Is the service compatible with Azure DataBricks notebooks? Are magic commands being supported,
Is it possible to check the code while using multiple languages in 1 notebook? For example combination of PySpark, python and Spark SQL Sequential code .
I’m looking forward for your response.
Welcome to the community!
I’m not familiar with Azure DataBricks notebooks, so I’m hoping you’ll help me out a little. Is a notebook a single file? Or are the multiple languages each in their own files? And is there anything unusual about the code itself (e.g. special notebook markup in the files)?
Yes , It is single file with multiple langauages like Python and Pyspark
it has magic commands (converting sql code to python )

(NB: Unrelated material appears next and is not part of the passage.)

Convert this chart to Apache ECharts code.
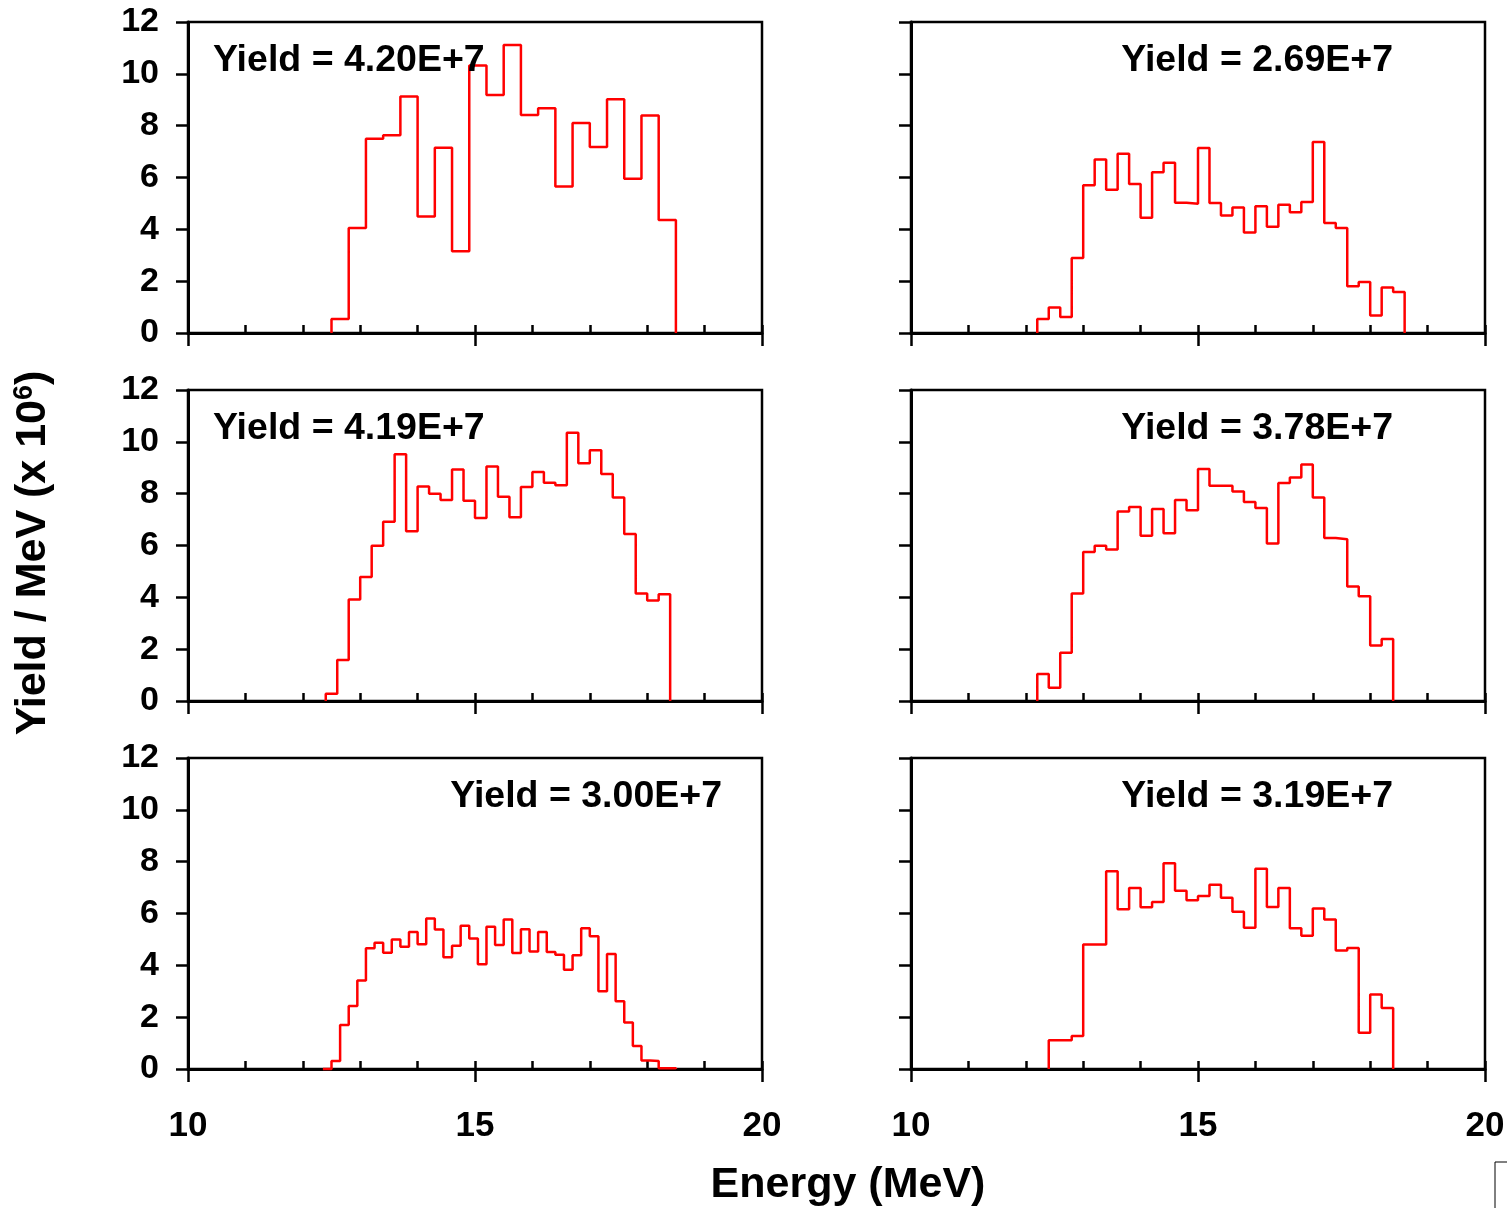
<!DOCTYPE html>
<html>
<head>
<meta charset="utf-8">
<title>Yield spectra</title>
<script src="https://cdn.jsdelivr.net/npm/echarts@6/dist/echarts.min.js"></script>
<style>
  html, body { margin: 0; padding: 0; background: #fff; }
  #chart { width: 1507px; height: 1208px; }
</style>
</head>
<body>
<div id="chart"></div>
<script>
// Energy axis and yield axis ticks
const energyTicks = [10, 15, 20];
const yieldTicks = [0, 2, 4, 6, 8, 10, 12];

// Histogram binning for each panel (MeV): first edge and bin width
const binStart = [12.5, 12.2, 12.4, 12.2, 12.35, 12.4];
const binWidth = [0.3, 0.2, 0.2, 0.2, 0.15, 0.2];

// Yield per MeV (x 10^6) in each bin
const spectrumA = [0.54, 4.05, 7.50, 7.63, 9.13, 4.50, 7.15, 3.15, 10.32, 9.18,
  11.11, 8.41, 8.67, 5.65, 8.10, 7.18, 9.02, 5.95, 8.39, 4.36];
const spectrumB = [0.54, 0.98, 0.62, 2.89, 5.70, 6.69, 5.53, 6.92, 5.75, 4.45,
  6.20, 6.57, 5.03, 4.99, 7.14, 5.02, 4.53, 4.84, 3.88, 4.89,
  4.10, 4.95, 4.66, 5.05, 7.37, 4.24, 4.05, 1.80, 1.97, 0.68, 1.76, 1.58];
const spectrumC = [0.28, 1.58, 3.92, 4.78, 5.99, 6.92, 9.52, 6.55, 8.28, 8.00,
  7.76, 8.93, 7.73, 7.06, 9.05, 7.88, 7.09, 8.26, 8.84, 8.42,
  8.32, 10.35, 9.17, 9.68, 8.76, 7.85, 6.44, 4.15, 3.88, 4.12];
const spectrumD = [1.04, 0.51, 1.86, 4.15, 5.75, 5.99, 5.85, 7.31, 7.49, 6.38,
  7.41, 6.47, 7.76, 7.36, 8.95, 8.31, 8.31, 8.08, 7.68, 7.45,
  6.08, 8.41, 8.62, 9.13, 7.85, 6.29, 6.24, 4.42, 4.04, 2.14, 2.39];
const spectrumE = [0.00, 0.31, 1.70, 2.43, 3.41, 4.66, 4.87, 4.49, 5.00, 4.72, 5.29,
  4.81, 5.81, 5.38, 4.31, 4.76, 5.53, 5.04, 4.04, 5.49, 4.78,
  5.77, 4.48, 5.39, 4.53, 5.29, 4.51, 4.41, 3.83, 4.39, 5.43,
  5.12, 3.00, 4.44, 2.61, 1.79, 0.89, 0.33, 0.31, 0.03, 0.03];
const spectrumF = [1.11, 1.11, 1.27, 4.80, 4.80, 7.63, 6.16, 6.98, 6.24, 6.44,
  7.94, 6.88, 6.51, 6.68, 7.11, 6.61, 6.07, 5.45, 7.73, 6.25,
  6.98, 5.43, 5.14, 6.19, 5.77, 4.57, 4.67, 1.40, 2.87, 2.35];

// Integrated yield printed in each panel
const yieldLabels = ['Yield = 4.20E+7', 'Yield = 2.69E+7', 'Yield = 4.19E+7',
  'Yield = 3.78E+7', 'Yield = 3.00E+7', 'Yield = 3.19E+7'];

const spectra = [spectrumA, spectrumB, spectrumC, spectrumD, spectrumE, spectrumF];

const FONT = "'Liberation Sans', Arial, Helvetica, sans-serif";

// Panel frames: two columns, three rows
const colLeft = [188, 911];
const rowTop = [22, 390, 758];
const plotW = 574, plotH = 311;

// Turn bin contents into an outline: rises at the first edge, drops at the last
function outline(start, width, vals) {
  const pts = [[start, 0]];
  vals.forEach((v, i) => pts.push([+(start + (i + 1) * width).toFixed(4), v]));
  pts.push([pts[pts.length - 1][0], 0]);
  return pts;
}

const grids = [], xAxes = [], yAxes = [], series = [], texts = [];

spectra.forEach((vals, i) => {
  const col = i % 2, row = Math.floor(i / 2);
  const isBottom = row === 2, isLeft = col === 0;
  grids.push({
    left: colLeft[col], top: rowTop[row], width: plotW, height: plotH,
    show: true, borderColor: '#000', borderWidth: 2.5, backgroundColor: 'transparent',
    containLabel: false, outerBoundsMode: 'none'
  });
  // major ticks (10, 15, 20) hanging below the axis, with labels on the bottom row
  xAxes.push({
    type: 'value', gridIndex: i, position: 'bottom',
    min: energyTicks[0], max: energyTicks[energyTicks.length - 1],
    interval: energyTicks[1] - energyTicks[0],
    axisLine: { show: true, onZero: false, lineStyle: { color: '#000', width: 3 } },
    axisTick: { show: true, inside: false, length: 13, lineStyle: { color: '#000', width: 2.5 } },
    axisLabel: {
      show: isBottom, color: '#000', fontSize: 35, fontWeight: 'bold',
      fontFamily: FONT, margin: 40
    },
    splitLine: { show: false }
  });
  // 1 MeV ticks pointing into the plot
  xAxes.push({
    type: 'value', gridIndex: i, position: 'bottom',
    min: energyTicks[0], max: energyTicks[energyTicks.length - 1], interval: 1,
    axisLine: { show: false, onZero: false },
    axisTick: { show: true, inside: true, length: 8, lineStyle: { color: '#000', width: 2.5 } },
    axisLabel: { show: false },
    splitLine: { show: false }
  });
  yAxes.push({
    type: 'value', gridIndex: i, position: 'left',
    min: yieldTicks[0], max: yieldTicks[yieldTicks.length - 1],
    interval: yieldTicks[1] - yieldTicks[0],
    axisLine: { show: true, onZero: false, lineStyle: { color: '#000', width: 3 } },
    axisTick: { show: true, inside: false, length: 12, lineStyle: { color: '#000', width: 2.5 } },
    axisLabel: {
      show: isLeft, color: '#000', fontSize: 34, fontWeight: 'bold',
      fontFamily: FONT, margin: 29
    },
    splitLine: { show: false }
  });
  series.push({
    type: 'line', xAxisIndex: 2 * i, yAxisIndex: i,
    step: 'start', symbol: 'none', clip: false,
    lineStyle: { color: '#ff0000', width: 2.5 },
    data: outline(binStart[i], binWidth[i], vals),
    z: 5
  });
  // yield annotation: left-aligned in the two upper left panels, right-aligned elsewhere
  const leftAligned = isLeft && row < 2;
  texts.push({
    type: 'text',
    x: leftAligned ? colLeft[col] + 25 : colLeft[col] + (isLeft ? 534 : 482),
    y: rowTop[row] + 39,
    z: 100,
    style: {
      text: yieldLabels[i], fill: '#000', fontSize: 37.5, fontWeight: 'bold', fontFamily: FONT,
      align: leftAligned ? 'left' : 'right', verticalAlign: 'middle'
    }
  });
});

// axis titles
texts.push({
  type: 'text', x: 848, y: 1185, z: 100,
  style: {
    text: 'Energy (MeV)', fill: '#000', fontSize: 43, fontWeight: 'bold', fontFamily: FONT,
    align: 'center', verticalAlign: 'middle'
  }
});
texts.push({
  type: 'text', x: 33, y: 553, rotation: Math.PI / 2, z: 100,
  style: {
    text: '{a|Yield / MeV (x 10}{s|6}{a|)}',
    align: 'center', verticalAlign: 'middle',
    rich: {
      a: { fill: '#000', fontSize: 43, fontWeight: 'bold', fontFamily: FONT, verticalAlign: 'bottom' },
      s: { fill: '#000', fontSize: 27, fontWeight: 'bold', fontFamily: FONT, verticalAlign: 'top' }
    }
  }
});
// frame corner at the lower right edge of the page
texts.push({
  type: 'rect', x: 1495, y: 1162, z: 100,
  shape: { width: 40, height: 60 },
  style: { fill: 'none', stroke: '#000', lineWidth: 1 }
});

const chart = echarts.init(document.getElementById('chart'), null, { renderer: 'canvas' });
chart.setOption({
  animation: false,
  backgroundColor: '#fff',
  grid: grids,
  xAxis: xAxes,
  yAxis: yAxes,
  series: series,
  graphic: texts
});
</script>
</body>
</html>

Thanks for the lesson. Because you have multiple languages, plus ‘magic’ in a single file, this means that analysis won’t “just work”. We have to do extra work to
- ignore the magic
- make each language find and analyze only its parts of the file
None of that work has been done yet, so I’m going to move this topic to the ‘New rules / language support’ category and flag it for the product managers.
Welcome to the community and thank you for your question.
While SonarCloud does not have a direct integration with Azure Databricks, we do support analyzing Jupyter Notebooks (with file extension
ipynb) via our SonarLint extension in VS Code. So if your Data Scientists are using VS Code, they would simply need to add the SonarLint extension and scan locally. Additionally, they would likely use an extension such as the one provided by Microsoft in VS Code to connect to the remote workspace in Databricks.
Since there are multiple ways in which an Azure Databricks integration could work with SonarCloud, it would be great to hear in more detail what the development workflows and tooling look like for your team as it can vary greatly. As for multiple language support, since PySpark is a Python library (and therefore coded in Python), our analysis will run as normal within Python code, although we do not have rules specifically for the PySpark library. I’d like to hear more about what you’re looking for with regards to PySpark, Spark SQL and Databricks magic commands. I’m happy to discuss this in more detail and have sent you a private message, and you’re more than welcome to leave your thoughts about a Databricks integration here.